I had been looking forward to the end of the hunting season on January 31st since the first days of what they call the ‘pre-apertura’ in Italy, the extra days of slaughter from fixed positions of migrants that have yet to leave – hoopoes, golden orioles, bee eaters included. Things had been relatively calm for a while after a spate of confrontations with the same man who had begun to hang around our property. He was warned off through friends. Suddenly with just a few days to go a group of three positioned themselves at around 150m from the house (which they can do) and shot indiscriminately at flocks of birds coming over…goldfinches in the main. Illegal and we told them, politely…to a torrent of abuse. Now they know we have photographs of what they were doing. It sickened deeply me to think that thrushes and blackbirds that had escaped the onslaught for months would, in the final few freezing days, be deprived of life – and for what? All we ask is that the laws are obeyed and that our rights are respected, too – don’t come closer than 100m to our building, don’t fire at it or at us…those little things in life. It would be nice, too, not to be dragged out of sleep forcibly by loud shot gun blasts an hour before dawn. Our neighbours hate it too…

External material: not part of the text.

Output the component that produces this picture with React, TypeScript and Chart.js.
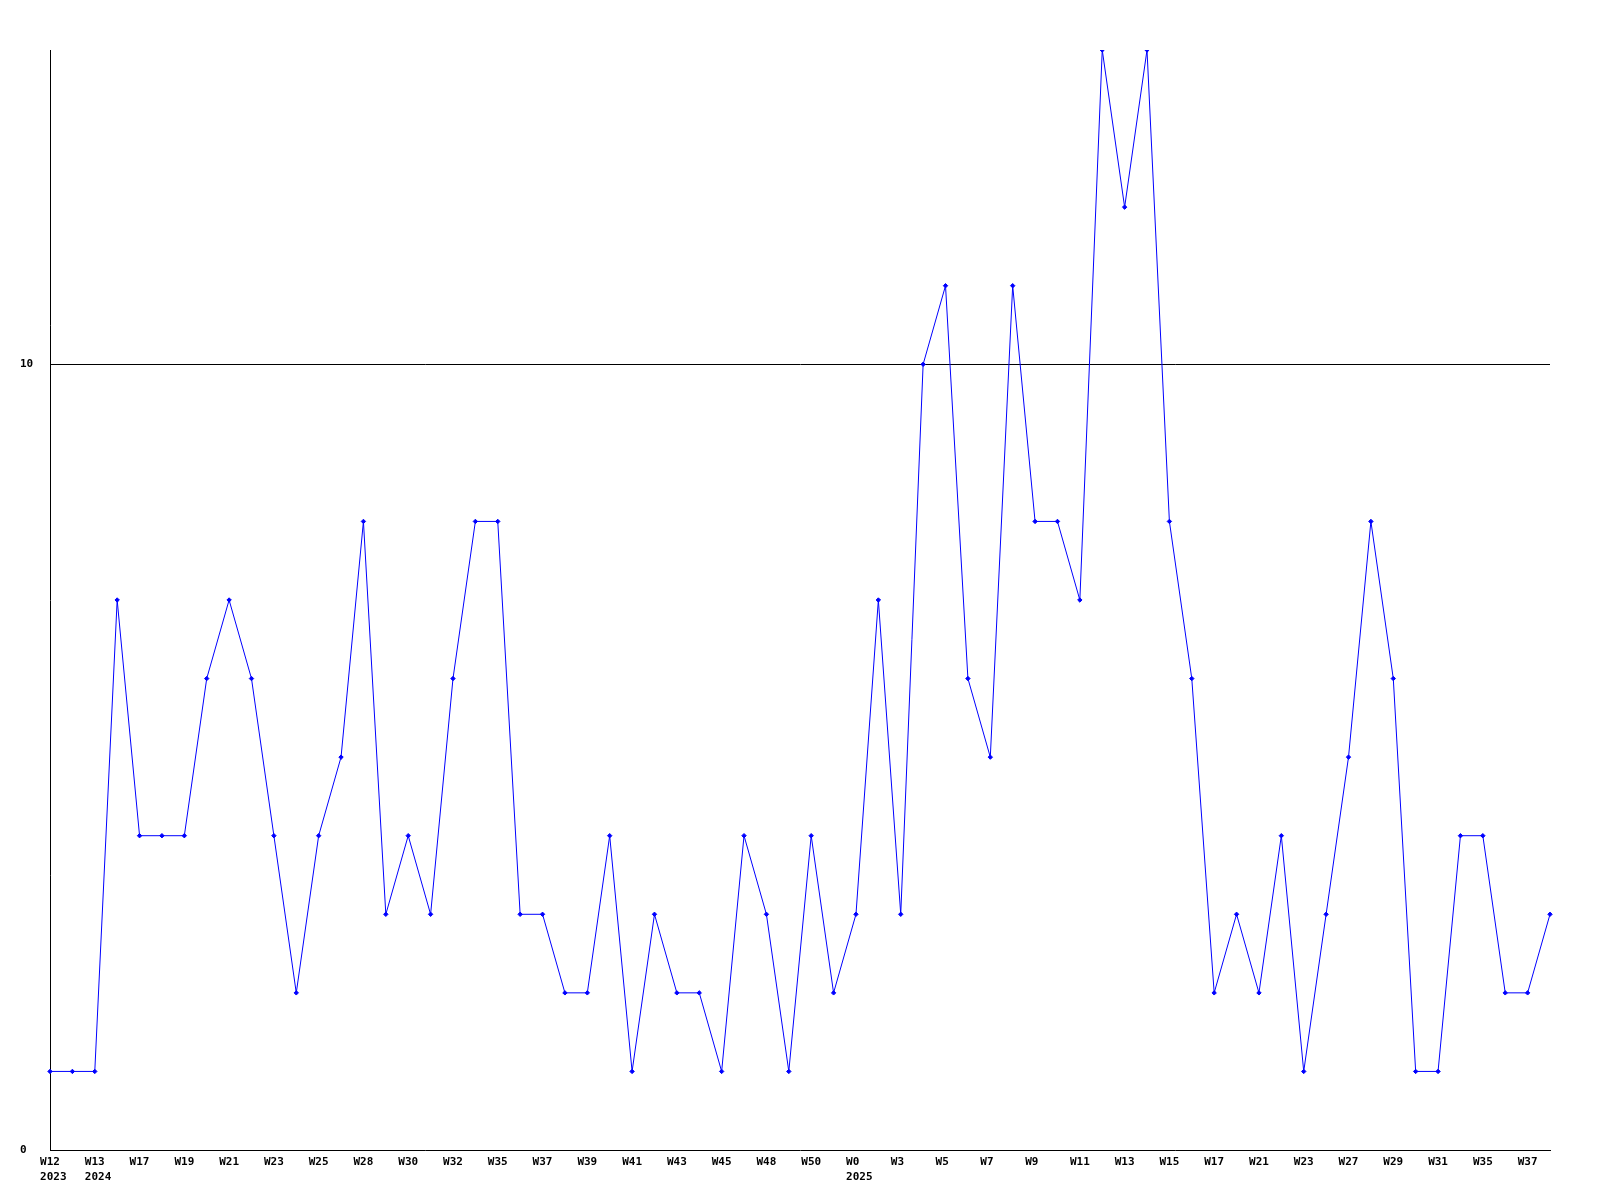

Mussolini gave hunters a right to roam in 1923 so he could have a private army – many would like a right to roam unmolested without the birdsong being punctuated by blasts of guns ripping through the air. Its called democracy – the wish of the majority of decent Italian people…even the Romans, for all their faults, would have recognized that two millennia ago.
Maybe, when this latest assault from the hunting fraternity is overturned we shall open a bottle of Prosecco – This motion is illegal, pure and simple: Italy signed up to the necessary directives as far back as 1978.